Both age and ‘constant’ are quantitative variables? If so, it’s better to center each properly and then create a new variable for their interaction. Is ‘age2’ supposed to capture the quadratic effect of age? If so, perform centering before the squaring step.

would it be correct that I would interpret the F test for Task*age as controlling for age2

I’m not so sure that ‘controlling’ is the right word to describe the situation, but yes, the F test for Task*age is with the quadratic effect accounted for in the model.

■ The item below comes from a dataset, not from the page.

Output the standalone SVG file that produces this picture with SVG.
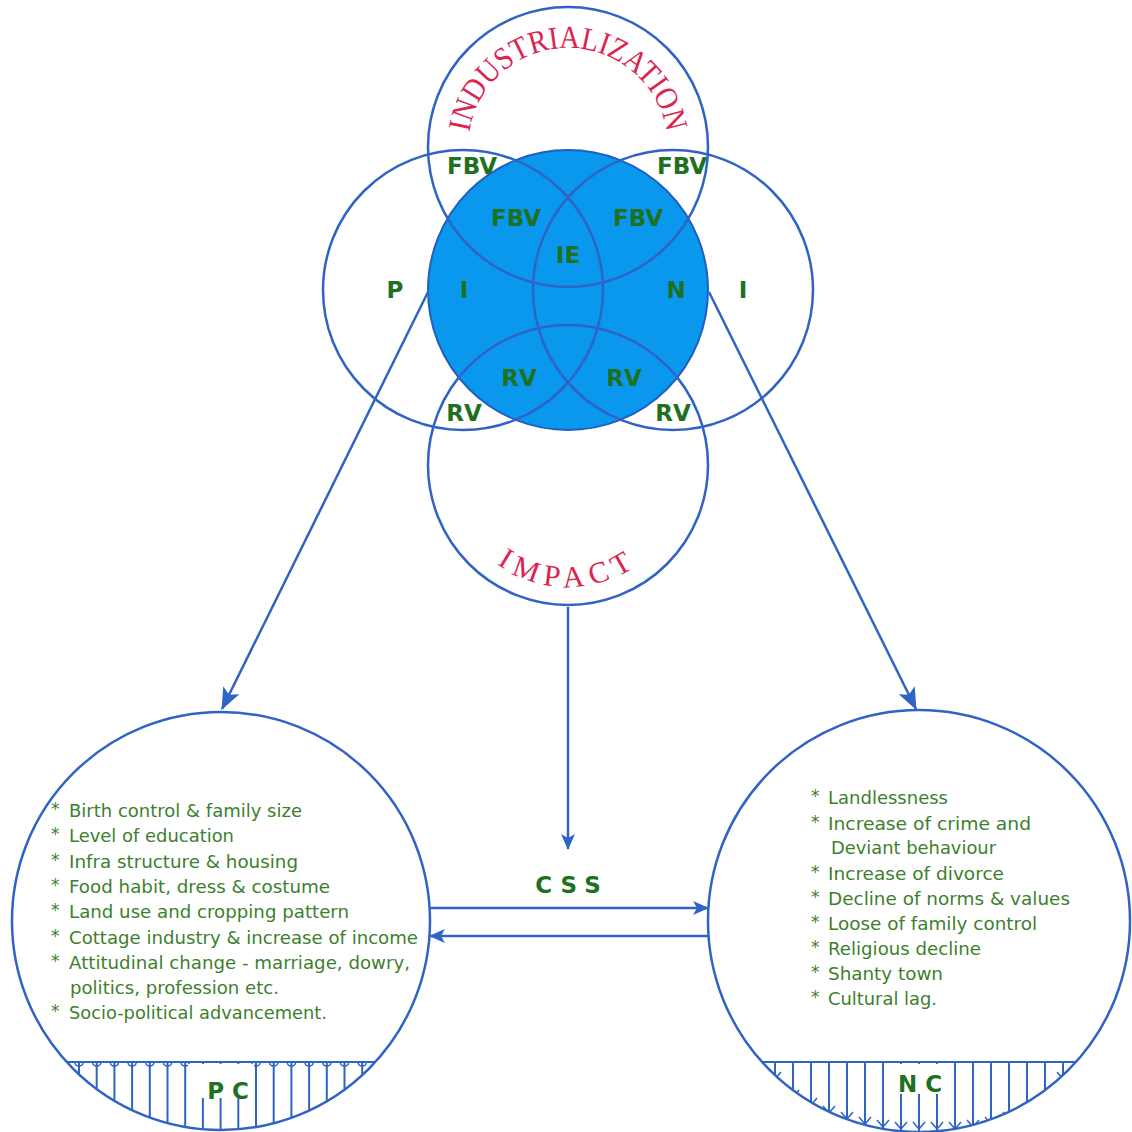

if I wanted to look at a quantitative variable that occurs at wave 1 (e.g., a constant within subject value across waves) to ask
the question of “does this value at time one influence the relationship between task and age on whole brain activation?”, would
this be an appropriate way to think about the t test (assuming variables are centered)?

Yes, the coding -gltCode 1 ‘Task : 1cond1 -1cond2 age_c : -1 constant : 3’ seems reasonable to me.

-gltCode 2 ‘Task : 1cond1 -1cond2 age2 : constant : 3’\

This one is different from the one above and assesses the different age2 effect between the two conditions when constant is held at 3. And it would be probably better formulated as

-gltCode 2 'Task : 1cond1 -1cond2 constant : 3 age2 : '\

Thank you, Gang!

Sorry I didn’t see your reply earlier. This is really helpful.

I think part of my remaining confusion is rooted in whether when I change the value of quantitative variable in the model if I am changing my interpretation in the slope or the intercept.

For example, would it ever be appropriate to rerun the model age (or another centered quantitative variable) at different values to see the effect at “high” “average” and “low” values of that variable? Or have I conflated what we are getting with the output there? I am trying to understand under what contexts you would want to see that variable at different values and what that’s telling you (and what it’s not telling you).
For example is this ever done (assuming age centered at min age) to look at differences of effects at different values of age? Or if this changing interpretation of slope, I’m trying to understand how to appropriately change my interpretation across these three options.

-gltLabel 1 'ageearly.rew-pun' -gltCode  9 'Ant : 1*rew -1*pun age : 0' \
-gltLabel 2 'agemid.rew-pun' -gltCode  9 'Ant : 1*rew -1*pun age : 1' \
-gltLabel 3 'agemid.rew-pun' -gltCode  9 'Ant : 1*rew -1*pun age : 2' \

Two additional smaller questions:

1. If I center my variables ahead of time, do I still need to use qvars and center again (or if not “needed” is it recommended)?
2. I noticed when I ran additional F tests, the output gives me ChiSquare results and the results seem incredibly robust and don’t seem to be taking age into my model. In other words, they do not seem accurate. For comparison, My T tests give me the coefficient and a Z score. Would I treat the ChiSquare results as F tests where they function as both the overlay and threshold? Or have I done something incorrect here?

        -glfLabel 1 'val_age' -glfCode 1 ' Task : 1*rew & 1*pun age_c :' \
        -glfLabel 2 'val_age2' -glfCode 2 'Task : 1*rew & 1*pun age2_c :' \
        -glfLabel 3 'rew_age' -glfCode 1 ' Task : 1*rew age_c :' \
        -glfLabel 4 'pun_age2' -glfCode 2 'Task : 1*pun age2_c :' \

Thanks again!

-gltLabel 1 ‘ageearly.rew-pun’ -gltCode 9 ‘Ant : 1rew -1pun age : 0’
-gltLabel 2 ‘agemid.rew-pun’ -gltCode 9 ‘Ant : 1rew -1pun age : 1’
-gltLabel 3 ‘agemid.rew-pun’ -gltCode 9 ‘Ant : 1rew -1pun age : 2’ \

Yes, these three lines assess the difference between ‘rew’ and ‘pun’ when age is adjusted at 0, 1, and 2, respectively.

If I center my variables ahead of time, do I still need to use qvars and center again (or if not “needed” is it recommended)?

Yes for both. For centering, set it to ‘-qVarCenters 0’.

   -glfLabel 1 'val_age' -glfCode 1 ' Task : 1*rew & 1*pun age_c :' \
   -glfLabel 2 'val_age2' -glfCode 2 'Task : 1*rew & 1*pun age2_c :' \
   -glfLabel 3 'rew_age' -glfCode 1 ' Task : 1*rew age_c :' \
   -glfLabel 4 'pun_age2' -glfCode 2 'Task : 1*pun age2_c :' \

I never did something like the first two lines. So I’m not so sure if the program would behave properly.

The last two line should be the following?

   -glfLabel 3 'rew_age' -glfCode 3 ' Task : 1*rew age_c :' \
   -glfLabel 4 'pun_age2' -glfCode 4 'Task : 1*pun age2_c :' \

which might be better done through -gltCode.